The new legislation, known as ” The Caesar Syria Civilian Protection Act “, aims to bring to justice and hold accountable all those responsible for human rights violations. The bill was incorporated in the National Defense Authorization Act for Fiscal Year 2020, to avoid any new obstructions in the Congress after more than five years of drafting.
According to the economic researcher, Moscow is doing its best in the current period to accelerate all procedures which will help resume the economic activity before “the Caesar Act” comes into force, hoping that this will help mitigate the impact of sanctions imposed on the Syrian regime.
Al-abdullah talked about how excluding the “Autonomous Administration” areas from sanction imposed by the “Caesar Act” enabled Moscow, its allies as well as the local economic networks working with the Syrian regime in these regions to circumvent these sanctions from the Iraqi borders into regime areas.
Al-abdullah added that the regime and Moscow count heavily on these networks, which gained expertise in smuggling oil derivatives, wheat and other strategic commodities over the past years, to help mitigate some of the economic pressure on the Syrian regime. The researcher pointed out to a previous implicit cooperation between the regime and the “Autonomous Administration” to supply oil to the former’s areas through these networks.
Moreover, Moscow will rely heavily on the international road “M4” compared to “M5”, which may not fulfill its needs in case the “Caesar Act” came into force to ban all foreign companies and banks from carrying out any transactions with the Syrian regime institutions. Hence, this reliance is based on the idea of mitigating the future impacts of the Caesar act, as al-Abdullah put it.
Would Russia succeed?
Economic researcher Muhammad al-Abdullah thinks that Moscow success to reopen the road connecting Aleppo, Raqqa, al-Hasakah and Ain Issa is conditioned by two main factors. The first is linked to the extent to which it can gain public support in these regions and gain the local community’s trust through reviving the economic situation and securing basic public services in light of the deteriorating economic conditions.

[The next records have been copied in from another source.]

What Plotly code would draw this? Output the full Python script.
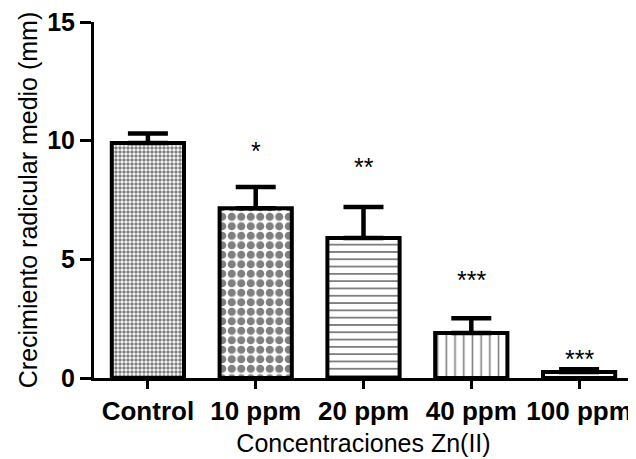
import plotly.graph_objects as go

categories = ["Control", "10 ppm", "20 ppm", "40 ppm", "100 ppm"]
means = [9.9, 7.15, 5.9, 1.9, 0.25]
sem = [0.4, 0.9, 1.3, 0.62, 0.12]
sig_labels = ["", "*", "**", "***", "***"]
sig_label_y = [None, 9.55, 8.9, 4.15, 0.82]

pattern_shapes = [".", ".", "-", "|", "-"]
pattern_sizes = [4, 9.5, 7.3, 8.7, 6]
pattern_solidity = [0.6, 0.58, 0.25, 0.18, 0.25]

FONT = "Arial, Liberation Sans, sans-serif"

fig = go.Figure()
fig.add_trace(go.Bar(
    x=categories,
    y=means,
    marker=dict(
        color="white",
        line=dict(color="black", width=4),
        pattern=dict(shape=pattern_shapes, size=pattern_sizes,
                     solidity=pattern_solidity, fgcolor="black",
                     bgcolor="white", fillmode="overlay"),
    ),
    error_y=dict(type="data", array=sem, arrayminus=[0] * len(sem),
                 symmetric=False, color="black", thickness=4.5, width=20),
    showlegend=False,
))

for cat, lab, yy in zip(categories, sig_labels, sig_label_y):
    if lab:
        fig.add_annotation(x=cat, y=yy, text=lab, showarrow=False,
                           yanchor="middle", xanchor="center",
                           font=dict(family=FONT, size=25, color="black"))

fig.update_layout(
    width=628, height=451,
    margin=dict(l=86, r=3, t=14, b=81),
    paper_bgcolor="white", plot_bgcolor="white",
    bargap=0.33,
    font=dict(family=FONT, color="black"),
)
fig.update_xaxes(
    type="category", range=[-0.5, 4.5],
    showline=True, linecolor="black", linewidth=3,
    ticks="outside", ticklen=8, tickwidth=3, tickcolor="black",
    tickfont=dict(family=FONT, size=26, color="black", weight="bold"),
    ticklabeloverflow="allow",
    showgrid=False, zeroline=False,
    title=dict(text="Concentraciones Zn(II)", font=dict(family=FONT, size=25, color="black"), standoff=10),
    automargin=False,
)
fig.update_yaxes(
    range=[0, 15], tickvals=[0, 5, 10, 15],
    showline=True, linecolor="black", linewidth=3,
    ticks="outside", ticklen=11, tickwidth=3, tickcolor="black",
    tickfont=dict(family=FONT, size=25, color="black", weight="bold"),
    ticklabeloverflow="allow",
    showgrid=False, zeroline=False,
    title=dict(text="Crecimiento radicular medio (mm)", font=dict(family=FONT, size=25, color="black"), standoff=3),
    automargin=False,
)

fig.write_html("out.html")
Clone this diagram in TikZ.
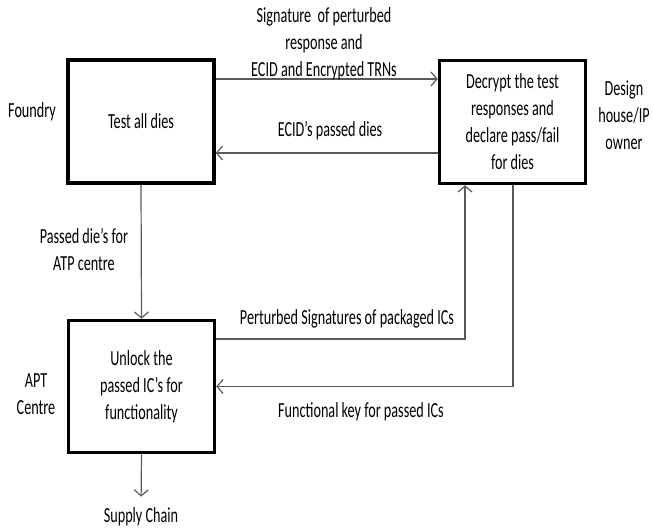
\documentclass[tikz,border=0pt]{standalone}
\usepackage{fontspec}
\setmainfont{Carlito}[FakeStretch=0.66]
\usetikzlibrary{arrows.meta}

\tikzset{
  stage/.style={draw, line width=3.5pt, minimum width=146pt, minimum height=123pt, align=center, inner sep=2pt},
  flow/.style={draw=gray!70!black, line width=1.2pt, -{Straight Barb[length=6pt,width=14pt]}},
  lbl/.style={align=center, inner sep=0pt},
}

\begin{document}
\begin{tikzpicture}[x=1pt,y=-1pt, font=\fontsize{21.5pt}{27pt}\selectfont]
\useasboundingbox (0,0) rectangle (653,529);

% the three stages
\node [stage] (test) at (141,121.5) {Test all dies};
\node [stage] (decrypt) at (512.5,122) {Decrypt the test\\responses and\\declare pass/fail\\for dies};
\node [stage, minimum height=132pt] (unlock) at (141.5,386.5) {Unlock the\\passed IC’s for\\functionality};

% side names
\node [lbl] (foundry) at (32,112) {Foundry};
\node [lbl] (design) at (624,115) {Design\\house/IP\\owner};
\node [lbl] (apt) at (36,394) {APT\\Centre};
\node [lbl] (supply) at (141,517) {Supply Chain};

% foundry <-> design house
\draw [flow] ([yshift=42.5pt]test.east) -- ([yshift=43pt]decrypt.west);
\node [lbl] (sigtxt) at (324,44) {Signature~ of perturbed\\response and\\ECID and Encrypted TRNs};

\draw [flow] ([yshift=-31pt]decrypt.west) -- ([yshift=-31.5pt]test.east);
\node [lbl] (ecidtxt) at (330,131) {ECID’s passed dies};

% foundry -> APT
\draw [flow] (test.south) -- (unlock.north);
\node [lbl] (passtxt) at (84,249) {Passed die’s for\\ATP centre};

% APT <-> design house
\draw [flow] ([yshift=47.5pt]unlock.east) -| ([xshift=-47.5pt]decrypt.south);
\node [lbl] (perttxt) at (347,319) {Perturbed Signatures of packaged ICs};

\draw [flow] ([xshift=0.5pt]decrypt.south) |- (unlock.east);
\node [lbl] (keytxt) at (361,412) {Functional key for passed ICs};

% out to the supply chain
\draw [flow, shorten >=11pt] (unlock.south) -- (supply.north);

\end{tikzpicture}
\end{document}
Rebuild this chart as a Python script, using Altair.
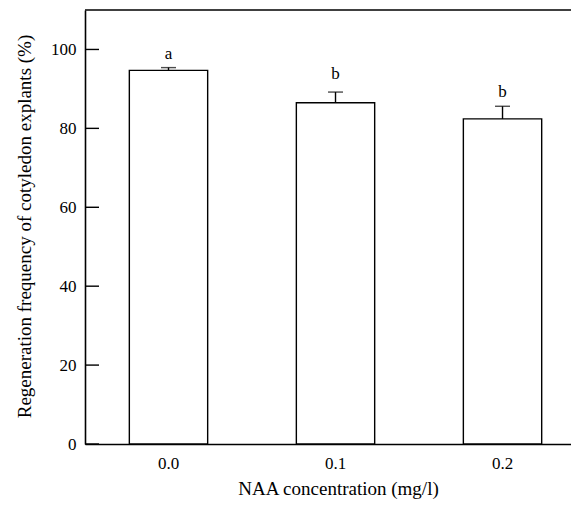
import altair as alt
import pandas as pd

conc = ["0.0", "0.1", "0.2"]
mean = [94.7, 86.5, 82.4]
err = [0.7, 2.7, 3.2]
letters = ["a", "b", "b"]
letter_y = [97.6, 92.5, 88.0]
yticks = [0, 20, 40, 60, 80, 100]

FONT = "Liberation Serif"
W, H = 486, 434

df = pd.DataFrame({
    "conc": conc,
    "val": mean,
    "upper": [m + e for m, e in zip(mean, err)],
    "letter": letters,
    "ly": letter_y,
})
tick_df = pd.DataFrame({"val": yticks})

xscale = alt.Scale(domain=conc, paddingInner=0.531, paddingOuter=0.2205, align=0.602)
xaxis = alt.Axis(title="NAA concentration (mg/l)", labelAngle=0, ticks=False,
                 labelPadding=11, titleX=253, titleY=44, titleBaseline="middle",
                 titleAlign="center", titleFontSize=19)
yscale = alt.Scale(domain=[0, 110], nice=False, zero=True)
yaxis = alt.Axis(title="Regeneration frequency of cotyledon explants (%)",
                 values=yticks, ticks=False, grid=False, labelPadding=9,
                 titleX=-61, titleY=216, titleBaseline="middle", titleAlign="center",
                 titleAngle=270, titleFontSize=19)

X = alt.X("conc:N", scale=xscale, axis=xaxis)

bars = alt.Chart(df).mark_bar(fill="white", stroke="black", strokeWidth=1.4).encode(
    x=X, y=alt.Y("val:Q", scale=yscale, axis=yaxis)
)
errbar = alt.Chart(df).mark_rule(color="black", strokeWidth=1.4).encode(
    x=X, y=alt.Y("val:Q", scale=yscale, axis=yaxis), y2="upper:Q"
)
cap = alt.Chart(df).mark_tick(color="black", thickness=1.4, size=15, orient="horizontal").encode(
    x=X, y=alt.Y("upper:Q", scale=yscale, axis=yaxis)
)
txt = alt.Chart(df).mark_text(font=FONT, fontSize=17, baseline="alphabetic", color="black").encode(
    x=X, y=alt.Y("ly:Q", scale=yscale, axis=yaxis), text="letter:N"
)
inticks = alt.Chart(tick_df).mark_rule(color="black", strokeWidth=1.4).encode(
    y=alt.Y("val:Q", scale=yscale, axis=yaxis), x=alt.value(0), x2=alt.value(14)
)
topline = alt.Chart(pd.DataFrame({"a": [0]})).mark_rule(color="black", strokeWidth=1.6).encode(
    x=alt.value(0), x2=alt.value(W), y=alt.value(0)
)

chart = alt.layer(bars, errbar, cap, txt, inticks, topline).properties(
    width=W, height=H,
    autosize=alt.AutoSizeParams(type="none"),
    padding={"left": 77, "top": 2, "right": 0, "bottom": 56},
).configure_view(stroke=None).configure_axis(
    labelFont=FONT, titleFont=FONT, labelFontSize=17,
    titleFontWeight="normal", labelColor="black", titleColor="black",
    domainColor="black", domainWidth=1.6,
)

chart.save("out.html", embed_options={"renderer": "svg", "actions": False})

While the second factor has to do with the Americans’ willingness to implement the “Caesar Act” as well as Washington’s ability to make the sought differences through the regime’s political obedience. Meantime, both the regime and Moscow will rely on time, their allies support along with the local economic networks to thwart the impact of the Act. Therefore, Moscow will continue its endeavor to maintain its economic gains inside Syria with an American consent, whether through opening international roads on a small scale or through imposing economic control over all joints of the Syrian economy on a large scale.